Exercise requirements – Copy out the listing that follows exactly, dropping every picture.
·····
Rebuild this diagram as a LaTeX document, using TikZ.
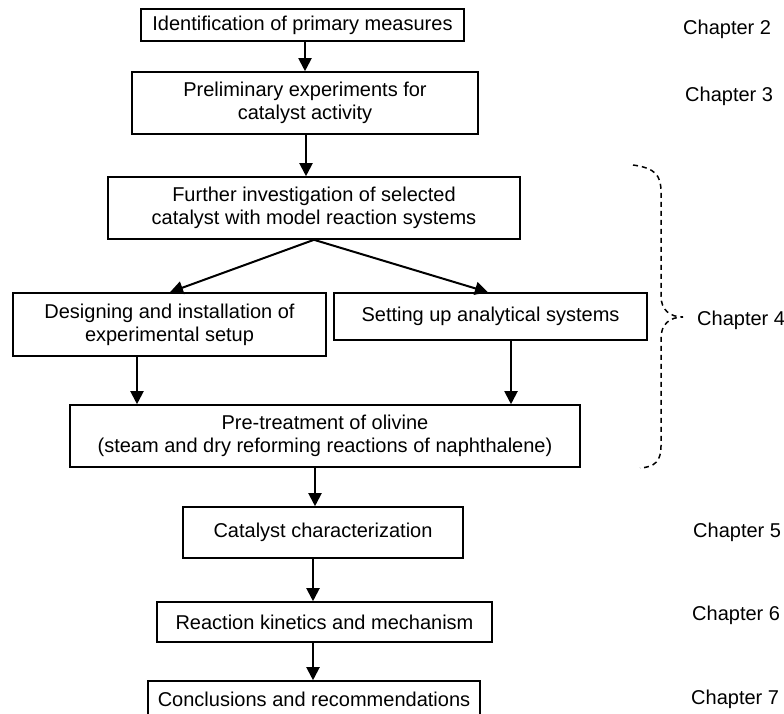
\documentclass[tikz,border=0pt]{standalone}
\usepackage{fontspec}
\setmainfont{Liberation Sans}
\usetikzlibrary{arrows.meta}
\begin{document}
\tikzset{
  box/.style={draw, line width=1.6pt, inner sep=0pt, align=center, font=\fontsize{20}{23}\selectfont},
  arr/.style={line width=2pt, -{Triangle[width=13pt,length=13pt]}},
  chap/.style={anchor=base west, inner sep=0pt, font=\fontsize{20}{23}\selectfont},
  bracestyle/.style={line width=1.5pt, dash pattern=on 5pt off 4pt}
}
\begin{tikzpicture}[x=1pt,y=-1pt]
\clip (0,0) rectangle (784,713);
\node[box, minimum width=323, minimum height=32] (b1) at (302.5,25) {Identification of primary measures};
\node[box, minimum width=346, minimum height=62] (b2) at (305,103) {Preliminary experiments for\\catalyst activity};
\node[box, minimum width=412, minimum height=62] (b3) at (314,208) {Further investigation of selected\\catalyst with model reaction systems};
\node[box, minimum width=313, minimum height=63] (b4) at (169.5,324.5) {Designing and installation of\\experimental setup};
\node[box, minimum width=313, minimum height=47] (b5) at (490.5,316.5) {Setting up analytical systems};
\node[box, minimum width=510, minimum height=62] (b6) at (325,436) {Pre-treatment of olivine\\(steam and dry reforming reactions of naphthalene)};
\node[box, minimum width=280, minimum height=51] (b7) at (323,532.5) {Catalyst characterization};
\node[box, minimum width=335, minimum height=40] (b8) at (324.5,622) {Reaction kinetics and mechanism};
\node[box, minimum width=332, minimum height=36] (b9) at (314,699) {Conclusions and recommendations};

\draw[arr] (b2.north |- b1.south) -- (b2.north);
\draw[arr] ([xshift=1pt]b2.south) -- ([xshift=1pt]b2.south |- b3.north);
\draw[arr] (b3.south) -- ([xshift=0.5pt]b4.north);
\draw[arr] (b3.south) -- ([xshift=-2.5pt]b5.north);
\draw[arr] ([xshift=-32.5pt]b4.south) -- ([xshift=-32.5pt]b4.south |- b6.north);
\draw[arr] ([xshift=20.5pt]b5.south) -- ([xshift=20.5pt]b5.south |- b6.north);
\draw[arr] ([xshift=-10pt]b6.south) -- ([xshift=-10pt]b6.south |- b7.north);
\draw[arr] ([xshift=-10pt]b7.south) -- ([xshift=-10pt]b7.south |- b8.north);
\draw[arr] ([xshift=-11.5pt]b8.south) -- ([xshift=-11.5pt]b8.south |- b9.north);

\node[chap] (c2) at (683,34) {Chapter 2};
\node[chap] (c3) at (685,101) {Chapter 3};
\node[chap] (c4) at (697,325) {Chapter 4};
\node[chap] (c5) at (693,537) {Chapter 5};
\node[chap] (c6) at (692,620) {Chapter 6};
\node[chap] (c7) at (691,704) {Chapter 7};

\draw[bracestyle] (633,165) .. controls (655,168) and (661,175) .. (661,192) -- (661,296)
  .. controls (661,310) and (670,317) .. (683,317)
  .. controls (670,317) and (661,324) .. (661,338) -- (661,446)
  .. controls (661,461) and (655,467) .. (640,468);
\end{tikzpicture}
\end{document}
·····
The answer –
Rebuild this diagram as a LaTeX document, using TikZ.
\documentclass[tikz,border=0pt]{standalone}
\usepackage{fontspec}
\setmainfont{Liberation Sans}
\usetikzlibrary{arrows.meta}
\begin{document}
\tikzset{
  box/.style={draw, line width=1.6pt, inner sep=0pt, align=center, font=\fontsize{20}{23}\selectfont},
  arr/.style={line width=2pt, -{Triangle[width=13pt,length=13pt]}},
  chap/.style={anchor=base west, inner sep=0pt, font=\fontsize{20}{23}\selectfont},
  bracestyle/.style={line width=1.5pt, dash pattern=on 5pt off 4pt}
}
\begin{tikzpicture}[x=1pt,y=-1pt]
\clip (0,0) rectangle (784,713);
\node[box, minimum width=323, minimum height=32] (b1) at (302.5,25) {Identification of primary measures};
\node[box, minimum width=346, minimum height=62] (b2) at (305,103) {Preliminary experiments for\\catalyst activity};
\node[box, minimum width=412, minimum height=62] (b3) at (314,208) {Further investigation of selected\\catalyst with model reaction systems};
\node[box, minimum width=313, minimum height=63] (b4) at (169.5,324.5) {Designing and installation of\\experimental setup};
\node[box, minimum width=313, minimum height=47] (b5) at (490.5,316.5) {Setting up analytical systems};
\node[box, minimum width=510, minimum height=62] (b6) at (325,436) {Pre-treatment of olivine\\(steam and dry reforming reactions of naphthalene)};
\node[box, minimum width=280, minimum height=51] (b7) at (323,532.5) {Catalyst characterization};
\node[box, minimum width=335, minimum height=40] (b8) at (324.5,622) {Reaction kinetics and mechanism};
\node[box, minimum width=332, minimum height=36] (b9) at (314,699) {Conclusions and recommendations};

\draw[arr] (b2.north |- b1.south) -- (b2.north);
\draw[arr] ([xshift=1pt]b2.south) -- ([xshift=1pt]b2.south |- b3.north);
\draw[arr] (b3.south) -- ([xshift=0.5pt]b4.north);
\draw[arr] (b3.south) -- ([xshift=-2.5pt]b5.north);
\draw[arr] ([xshift=-32.5pt]b4.south) -- ([xshift=-32.5pt]b4.south |- b6.north);
\draw[arr] ([xshift=20.5pt]b5.south) -- ([xshift=20.5pt]b5.south |- b6.north);
\draw[arr] ([xshift=-10pt]b6.south) -- ([xshift=-10pt]b6.south |- b7.north);
\draw[arr] ([xshift=-10pt]b7.south) -- ([xshift=-10pt]b7.south |- b8.north);
\draw[arr] ([xshift=-11.5pt]b8.south) -- ([xshift=-11.5pt]b8.south |- b9.north);

\node[chap] (c2) at (683,34) {Chapter 2};
\node[chap] (c3) at (685,101) {Chapter 3};
\node[chap] (c4) at (697,325) {Chapter 4};
\node[chap] (c5) at (693,537) {Chapter 5};
\node[chap] (c6) at (692,620) {Chapter 6};
\node[chap] (c7) at (691,704) {Chapter 7};

\draw[bracestyle] (633,165) .. controls (655,168) and (661,175) .. (661,192) -- (661,296)
  .. controls (661,310) and (670,317) .. (683,317)
  .. controls (670,317) and (661,324) .. (661,338) -- (661,446)
  .. controls (661,461) and (655,467) .. (640,468);
\end{tikzpicture}
\end{document}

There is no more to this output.